A Note about Artificial Drive Mechanisms
Some recovery strategies do not rely on the natural reservoir energy alone to push the hydrocarbons to the surface because sometimes the reservoir drive may be too weak to push the oil from the pores to the wellbore and all the way to the surface. In this case, an external source of energy is required. This is why artificial lifts are used or a secondary source of energy may be recommended. (Discover a common use of artificial lifts in the article The Unique Challenges of Coal Bed Methane Production.)

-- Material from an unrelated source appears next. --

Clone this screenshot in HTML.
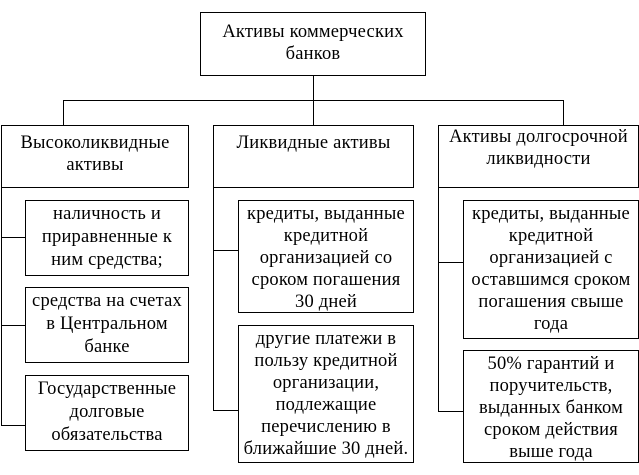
<!DOCTYPE html>
<html><head><meta charset="utf-8"><style>
html,body{margin:0;padding:0;background:#fff;}
body{width:639px;height:475px;position:relative;overflow:hidden;font-family:"Liberation Serif",serif;color:#000;}
.b{position:absolute;box-sizing:border-box;border:1px solid #000;background:#fff;text-align:center;font-size:18.5px;letter-spacing:0.2px;line-height:22px;padding-top:2px;white-space:nowrap;}
.l{position:absolute;background:#000;}
</style></head><body>
<div class="l" style="left:313px;top:75px;width:1px;height:50px"></div>
<div class="l" style="left:63px;top:100px;width:501px;height:1px"></div>
<div class="l" style="left:63px;top:100px;width:1px;height:25px"></div>
<div class="l" style="left:563px;top:100px;width:1px;height:25px"></div>

<div class="l" style="left:1px;top:187px;width:1px;height:239px"></div>
<div class="l" style="left:1px;top:237px;width:24px;height:1px"></div>
<div class="l" style="left:1px;top:325px;width:24px;height:1px"></div>
<div class="l" style="left:1px;top:425px;width:24px;height:1px"></div>

<div class="l" style="left:213px;top:187px;width:1px;height:224px"></div>
<div class="l" style="left:213px;top:250px;width:25px;height:1px"></div>
<div class="l" style="left:213px;top:410px;width:25px;height:1px"></div>

<div class="l" style="left:438px;top:187px;width:1px;height:225px"></div>
<div class="l" style="left:438px;top:262px;width:25px;height:1px"></div>
<div class="l" style="left:438px;top:411px;width:25px;height:1px"></div>

<div class="b" style="left:200px;top:12px;width:226px;height:64px;padding-top:8px">Активы коммерческих<br>банков</div>
<div class="b" style="left:1px;top:125px;width:188px;height:63px;padding-top:6px">Высоколиквидные<br>активы</div>
<div class="b" style="left:213px;top:125px;width:201px;height:63px;padding-top:6px">Ликвидные активы</div>
<div class="b" style="left:438px;top:125px;width:201px;height:63px;padding-top:0px">Активы долгосрочной<br>ликвидности</div>

<div class="b" style="left:25px;top:200px;width:164px;height:76px;line-height:23px">наличность и<br>приравненные к<br>ним средства;</div>
<div class="b" style="left:25px;top:287px;width:164px;height:76px;line-height:23px">средства на счетах<br>в Центральном<br>банке</div>
<div class="b" style="left:25px;top:375px;width:164px;height:76px;line-height:23px">Государственные<br>долговые<br>обязательства</div>

<div class="b" style="left:238px;top:200px;width:176px;height:113px">кредиты, выданные<br>кредитной<br>организацией со<br>сроком погашения<br>30 дней</div>
<div class="b" style="left:238px;top:325px;width:176px;height:138px">другие платежи в<br>пользу кредитной<br>организации,<br>подлежащие<br>перечислению в<br>ближайшие 30 дней.</div>

<div class="b" style="left:463px;top:200px;width:176px;height:139px">кредиты, выданные<br>кредитной<br>организацией с<br>оставшимся сроком<br>погашения свыше<br>года</div>
<div class="b" style="left:463px;top:350px;width:176px;height:113px">50% гарантий и<br>поручительств,<br>выданных банком<br>сроком действия<br>выше года</div>
</body></html>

Any method of recovery must recognize the rock and fluid properties and available drive mechanisms present in the reservoir. For example, a reservoir that has a weak aquifer, whose energy is not enough to lift the oil all the way from the pore to the surface, can be assisted by injecting water from the surface into the aquifer. This is called water injection and it is a secondary means of recovery. This recovery strategy where secondary recovery is combined with a primary reservoir drive right from the beginning of production is becoming more common.